**Task objective**
Print exactly the lines running from the one that holds "Clone this chart" through the one that holds "import * as d3 from 'd3';", please, and leave the pictures out.

**Figure scripts**
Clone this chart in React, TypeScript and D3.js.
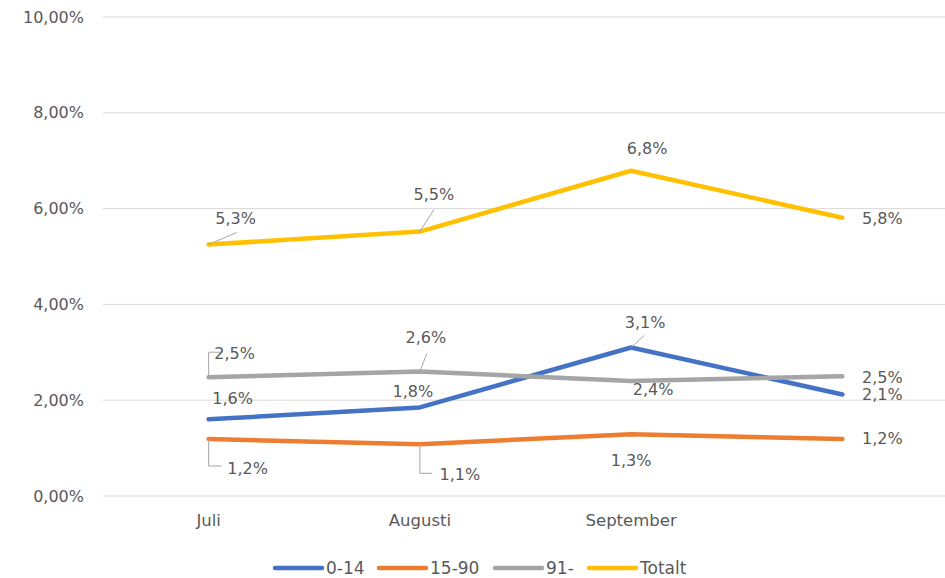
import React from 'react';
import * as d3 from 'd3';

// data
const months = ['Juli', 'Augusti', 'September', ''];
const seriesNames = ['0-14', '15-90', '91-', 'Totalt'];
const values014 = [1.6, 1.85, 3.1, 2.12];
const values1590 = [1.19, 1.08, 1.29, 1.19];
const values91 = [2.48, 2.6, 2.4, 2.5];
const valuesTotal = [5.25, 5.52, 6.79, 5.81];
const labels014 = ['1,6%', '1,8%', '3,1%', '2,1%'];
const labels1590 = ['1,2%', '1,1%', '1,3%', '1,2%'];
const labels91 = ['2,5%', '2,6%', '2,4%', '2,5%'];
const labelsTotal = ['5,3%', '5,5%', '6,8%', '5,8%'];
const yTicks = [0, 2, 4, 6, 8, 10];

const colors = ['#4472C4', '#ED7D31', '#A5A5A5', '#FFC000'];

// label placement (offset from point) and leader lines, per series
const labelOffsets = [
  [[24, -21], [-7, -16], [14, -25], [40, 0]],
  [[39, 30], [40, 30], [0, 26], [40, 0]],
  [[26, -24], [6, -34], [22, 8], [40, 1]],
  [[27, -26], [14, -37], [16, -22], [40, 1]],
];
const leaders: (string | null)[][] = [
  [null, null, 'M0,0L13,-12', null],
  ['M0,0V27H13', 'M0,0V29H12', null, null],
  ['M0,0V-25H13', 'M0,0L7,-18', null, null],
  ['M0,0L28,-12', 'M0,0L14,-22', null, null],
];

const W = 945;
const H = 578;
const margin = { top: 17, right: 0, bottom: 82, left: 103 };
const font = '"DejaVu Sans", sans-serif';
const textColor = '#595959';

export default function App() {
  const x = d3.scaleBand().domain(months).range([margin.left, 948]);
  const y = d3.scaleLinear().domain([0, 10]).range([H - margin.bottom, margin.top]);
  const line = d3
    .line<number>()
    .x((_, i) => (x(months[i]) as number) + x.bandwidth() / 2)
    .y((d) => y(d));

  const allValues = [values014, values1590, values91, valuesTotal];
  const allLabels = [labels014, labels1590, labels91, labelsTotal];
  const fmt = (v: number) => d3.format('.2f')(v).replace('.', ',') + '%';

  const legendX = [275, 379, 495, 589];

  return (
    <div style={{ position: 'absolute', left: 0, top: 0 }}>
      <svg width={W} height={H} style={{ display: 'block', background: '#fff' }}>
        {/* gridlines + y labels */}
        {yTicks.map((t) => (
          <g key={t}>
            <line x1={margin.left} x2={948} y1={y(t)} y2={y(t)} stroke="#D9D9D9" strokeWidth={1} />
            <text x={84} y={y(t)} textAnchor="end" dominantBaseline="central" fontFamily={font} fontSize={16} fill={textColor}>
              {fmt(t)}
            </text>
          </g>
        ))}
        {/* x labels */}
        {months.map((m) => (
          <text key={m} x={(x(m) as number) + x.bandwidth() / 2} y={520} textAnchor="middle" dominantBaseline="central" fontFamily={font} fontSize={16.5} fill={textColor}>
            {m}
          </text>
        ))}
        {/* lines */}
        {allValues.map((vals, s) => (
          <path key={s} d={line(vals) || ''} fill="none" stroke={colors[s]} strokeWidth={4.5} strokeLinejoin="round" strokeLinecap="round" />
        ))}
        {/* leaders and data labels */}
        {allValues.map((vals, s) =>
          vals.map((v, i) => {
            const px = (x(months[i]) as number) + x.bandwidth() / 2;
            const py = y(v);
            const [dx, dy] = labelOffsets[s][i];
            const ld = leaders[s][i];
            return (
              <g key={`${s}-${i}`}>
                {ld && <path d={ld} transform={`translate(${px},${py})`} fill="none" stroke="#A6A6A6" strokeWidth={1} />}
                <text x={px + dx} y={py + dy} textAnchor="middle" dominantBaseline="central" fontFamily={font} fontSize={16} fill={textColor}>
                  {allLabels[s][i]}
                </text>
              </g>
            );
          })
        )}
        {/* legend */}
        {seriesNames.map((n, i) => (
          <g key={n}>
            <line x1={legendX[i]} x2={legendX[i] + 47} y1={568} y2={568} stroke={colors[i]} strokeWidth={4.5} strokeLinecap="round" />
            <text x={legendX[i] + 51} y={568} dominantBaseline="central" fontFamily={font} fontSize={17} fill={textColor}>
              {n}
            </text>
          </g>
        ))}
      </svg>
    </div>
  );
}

--

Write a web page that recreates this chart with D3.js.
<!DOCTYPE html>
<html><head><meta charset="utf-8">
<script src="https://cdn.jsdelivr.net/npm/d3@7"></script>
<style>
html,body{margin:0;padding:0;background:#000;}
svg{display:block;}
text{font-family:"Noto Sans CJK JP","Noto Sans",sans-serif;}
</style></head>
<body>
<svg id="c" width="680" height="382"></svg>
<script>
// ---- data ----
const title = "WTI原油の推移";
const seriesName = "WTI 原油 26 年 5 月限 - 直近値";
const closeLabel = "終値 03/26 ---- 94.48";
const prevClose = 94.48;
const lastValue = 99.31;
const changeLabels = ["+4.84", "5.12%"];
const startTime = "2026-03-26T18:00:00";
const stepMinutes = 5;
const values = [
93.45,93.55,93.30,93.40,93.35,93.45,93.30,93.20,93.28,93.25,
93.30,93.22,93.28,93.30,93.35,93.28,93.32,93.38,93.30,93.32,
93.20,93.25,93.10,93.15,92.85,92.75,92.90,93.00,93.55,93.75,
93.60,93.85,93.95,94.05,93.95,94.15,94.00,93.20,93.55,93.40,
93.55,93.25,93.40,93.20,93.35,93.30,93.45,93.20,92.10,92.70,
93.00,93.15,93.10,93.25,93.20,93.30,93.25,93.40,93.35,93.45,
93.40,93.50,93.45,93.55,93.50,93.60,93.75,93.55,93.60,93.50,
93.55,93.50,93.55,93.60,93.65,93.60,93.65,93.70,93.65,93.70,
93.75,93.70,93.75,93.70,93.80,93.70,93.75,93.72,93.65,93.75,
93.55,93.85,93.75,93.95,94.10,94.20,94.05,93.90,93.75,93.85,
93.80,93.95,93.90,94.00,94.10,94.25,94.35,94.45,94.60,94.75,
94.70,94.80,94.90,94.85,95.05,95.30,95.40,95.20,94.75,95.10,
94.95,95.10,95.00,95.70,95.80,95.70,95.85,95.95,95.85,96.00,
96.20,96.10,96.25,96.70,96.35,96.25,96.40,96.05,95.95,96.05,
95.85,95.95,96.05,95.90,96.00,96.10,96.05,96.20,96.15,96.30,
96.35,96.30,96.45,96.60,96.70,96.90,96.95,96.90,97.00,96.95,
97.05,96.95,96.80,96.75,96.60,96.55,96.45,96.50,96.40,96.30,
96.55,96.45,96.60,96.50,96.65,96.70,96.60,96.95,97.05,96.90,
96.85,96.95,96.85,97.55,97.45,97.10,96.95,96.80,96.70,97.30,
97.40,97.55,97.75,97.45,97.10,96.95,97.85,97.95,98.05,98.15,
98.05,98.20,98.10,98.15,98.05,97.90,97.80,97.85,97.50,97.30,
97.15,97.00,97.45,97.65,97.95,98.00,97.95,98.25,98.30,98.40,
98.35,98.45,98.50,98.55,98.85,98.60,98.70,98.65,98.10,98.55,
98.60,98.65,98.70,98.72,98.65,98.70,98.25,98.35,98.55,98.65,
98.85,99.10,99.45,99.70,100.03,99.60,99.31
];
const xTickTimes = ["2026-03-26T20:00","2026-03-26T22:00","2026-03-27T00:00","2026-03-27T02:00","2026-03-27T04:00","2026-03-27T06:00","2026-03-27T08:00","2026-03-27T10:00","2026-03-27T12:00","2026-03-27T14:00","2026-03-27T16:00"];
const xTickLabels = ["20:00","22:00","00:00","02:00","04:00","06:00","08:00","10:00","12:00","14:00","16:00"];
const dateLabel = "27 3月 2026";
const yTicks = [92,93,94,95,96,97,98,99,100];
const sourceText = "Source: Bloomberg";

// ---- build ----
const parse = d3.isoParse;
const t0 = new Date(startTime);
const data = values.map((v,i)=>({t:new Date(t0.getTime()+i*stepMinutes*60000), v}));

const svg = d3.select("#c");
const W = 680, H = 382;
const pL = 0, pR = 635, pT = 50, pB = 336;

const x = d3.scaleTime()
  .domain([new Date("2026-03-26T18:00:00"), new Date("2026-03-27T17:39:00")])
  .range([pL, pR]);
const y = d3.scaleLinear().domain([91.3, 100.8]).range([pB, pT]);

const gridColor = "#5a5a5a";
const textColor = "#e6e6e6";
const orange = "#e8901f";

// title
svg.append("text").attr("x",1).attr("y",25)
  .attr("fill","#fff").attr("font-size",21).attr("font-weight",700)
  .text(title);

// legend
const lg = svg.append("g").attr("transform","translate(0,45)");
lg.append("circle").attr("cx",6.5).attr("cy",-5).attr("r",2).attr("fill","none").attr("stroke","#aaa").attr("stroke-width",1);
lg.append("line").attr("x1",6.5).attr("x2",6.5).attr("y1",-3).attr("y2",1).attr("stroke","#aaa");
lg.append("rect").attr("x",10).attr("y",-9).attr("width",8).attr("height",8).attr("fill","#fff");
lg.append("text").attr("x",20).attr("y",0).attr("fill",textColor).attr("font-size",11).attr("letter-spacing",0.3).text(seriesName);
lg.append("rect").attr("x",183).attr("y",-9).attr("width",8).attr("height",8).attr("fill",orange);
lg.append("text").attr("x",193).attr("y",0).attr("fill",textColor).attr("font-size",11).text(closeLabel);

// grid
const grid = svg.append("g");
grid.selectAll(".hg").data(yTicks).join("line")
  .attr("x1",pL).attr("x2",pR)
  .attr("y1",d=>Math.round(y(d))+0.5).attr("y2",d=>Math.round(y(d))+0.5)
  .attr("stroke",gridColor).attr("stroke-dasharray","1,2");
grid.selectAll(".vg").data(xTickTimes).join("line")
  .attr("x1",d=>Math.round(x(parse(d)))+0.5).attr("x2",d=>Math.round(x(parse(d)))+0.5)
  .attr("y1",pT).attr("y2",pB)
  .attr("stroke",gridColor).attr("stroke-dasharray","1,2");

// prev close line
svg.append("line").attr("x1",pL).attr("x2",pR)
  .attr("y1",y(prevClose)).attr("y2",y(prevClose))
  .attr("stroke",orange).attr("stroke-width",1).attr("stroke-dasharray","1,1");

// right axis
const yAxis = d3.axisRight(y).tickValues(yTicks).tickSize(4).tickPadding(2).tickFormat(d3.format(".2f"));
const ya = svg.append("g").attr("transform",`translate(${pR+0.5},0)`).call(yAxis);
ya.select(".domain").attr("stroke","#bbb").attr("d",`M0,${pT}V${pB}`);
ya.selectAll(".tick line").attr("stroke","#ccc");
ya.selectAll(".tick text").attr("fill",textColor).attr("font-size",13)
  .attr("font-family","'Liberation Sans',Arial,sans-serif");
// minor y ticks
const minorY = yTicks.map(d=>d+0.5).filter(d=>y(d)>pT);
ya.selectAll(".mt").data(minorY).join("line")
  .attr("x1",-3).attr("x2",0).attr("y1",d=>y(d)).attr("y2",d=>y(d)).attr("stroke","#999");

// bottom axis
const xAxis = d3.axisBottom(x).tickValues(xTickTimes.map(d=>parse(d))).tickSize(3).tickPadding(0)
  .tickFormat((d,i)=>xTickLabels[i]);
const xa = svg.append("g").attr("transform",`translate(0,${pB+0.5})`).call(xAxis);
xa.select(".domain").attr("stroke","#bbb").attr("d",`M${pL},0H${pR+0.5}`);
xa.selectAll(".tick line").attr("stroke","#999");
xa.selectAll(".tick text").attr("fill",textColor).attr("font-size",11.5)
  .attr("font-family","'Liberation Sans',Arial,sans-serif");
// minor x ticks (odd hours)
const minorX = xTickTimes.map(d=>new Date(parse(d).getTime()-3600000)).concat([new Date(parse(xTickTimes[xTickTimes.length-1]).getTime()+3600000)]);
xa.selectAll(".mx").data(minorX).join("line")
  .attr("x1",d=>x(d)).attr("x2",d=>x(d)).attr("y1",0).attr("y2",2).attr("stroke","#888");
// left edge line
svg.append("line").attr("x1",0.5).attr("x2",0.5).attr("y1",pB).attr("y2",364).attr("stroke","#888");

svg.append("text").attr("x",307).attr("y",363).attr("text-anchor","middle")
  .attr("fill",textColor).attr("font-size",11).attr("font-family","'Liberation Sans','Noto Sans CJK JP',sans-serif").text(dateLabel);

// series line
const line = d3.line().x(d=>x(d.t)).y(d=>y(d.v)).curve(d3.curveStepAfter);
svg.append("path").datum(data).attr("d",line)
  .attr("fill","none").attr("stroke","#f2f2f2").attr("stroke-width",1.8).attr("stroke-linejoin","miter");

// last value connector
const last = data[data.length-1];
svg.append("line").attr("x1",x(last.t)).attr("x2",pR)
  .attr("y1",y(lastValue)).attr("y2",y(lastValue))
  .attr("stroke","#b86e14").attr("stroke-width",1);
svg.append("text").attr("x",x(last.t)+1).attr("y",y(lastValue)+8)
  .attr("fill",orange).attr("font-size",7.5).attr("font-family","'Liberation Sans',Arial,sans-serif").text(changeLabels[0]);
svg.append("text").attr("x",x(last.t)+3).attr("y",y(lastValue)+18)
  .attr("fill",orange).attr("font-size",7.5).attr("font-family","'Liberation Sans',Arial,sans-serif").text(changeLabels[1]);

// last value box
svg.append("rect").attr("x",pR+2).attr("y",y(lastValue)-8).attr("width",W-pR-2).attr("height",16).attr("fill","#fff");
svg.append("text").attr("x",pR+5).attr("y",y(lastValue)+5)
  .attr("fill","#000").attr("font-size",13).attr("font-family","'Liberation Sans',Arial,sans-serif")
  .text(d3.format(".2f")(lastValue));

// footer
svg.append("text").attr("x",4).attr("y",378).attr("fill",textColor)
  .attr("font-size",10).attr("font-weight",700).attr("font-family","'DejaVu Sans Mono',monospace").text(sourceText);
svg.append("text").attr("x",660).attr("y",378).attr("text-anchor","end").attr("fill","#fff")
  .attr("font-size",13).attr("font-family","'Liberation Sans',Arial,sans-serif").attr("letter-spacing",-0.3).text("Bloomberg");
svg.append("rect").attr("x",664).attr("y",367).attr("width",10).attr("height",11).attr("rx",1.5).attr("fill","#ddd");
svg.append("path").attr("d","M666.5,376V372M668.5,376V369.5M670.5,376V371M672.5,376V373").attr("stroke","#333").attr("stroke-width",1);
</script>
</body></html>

--

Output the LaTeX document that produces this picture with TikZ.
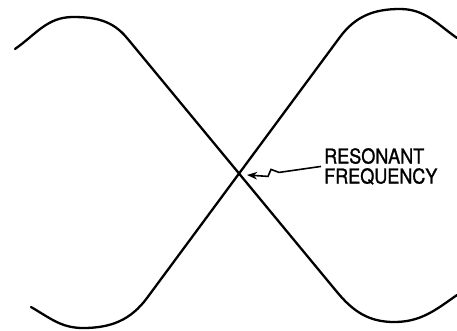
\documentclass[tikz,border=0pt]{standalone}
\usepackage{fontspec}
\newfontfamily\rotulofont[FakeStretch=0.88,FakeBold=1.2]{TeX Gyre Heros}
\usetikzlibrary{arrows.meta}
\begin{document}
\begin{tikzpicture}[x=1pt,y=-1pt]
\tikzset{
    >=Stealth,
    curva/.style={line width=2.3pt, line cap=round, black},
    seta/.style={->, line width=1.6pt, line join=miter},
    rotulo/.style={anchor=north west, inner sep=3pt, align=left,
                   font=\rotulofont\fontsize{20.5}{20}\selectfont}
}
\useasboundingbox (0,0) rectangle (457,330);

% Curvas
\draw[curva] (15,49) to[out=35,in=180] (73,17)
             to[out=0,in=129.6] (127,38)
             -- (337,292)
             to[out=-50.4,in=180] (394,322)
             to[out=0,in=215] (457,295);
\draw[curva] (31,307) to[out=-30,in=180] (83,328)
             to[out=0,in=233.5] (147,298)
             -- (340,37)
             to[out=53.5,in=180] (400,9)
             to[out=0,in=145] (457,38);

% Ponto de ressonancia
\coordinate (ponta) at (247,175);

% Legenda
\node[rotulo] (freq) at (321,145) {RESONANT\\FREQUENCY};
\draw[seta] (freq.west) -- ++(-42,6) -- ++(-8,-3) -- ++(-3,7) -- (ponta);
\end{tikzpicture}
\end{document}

**Response to this task**
Clone this chart in React, TypeScript and D3.js.
import React from 'react';
import * as d3 from 'd3';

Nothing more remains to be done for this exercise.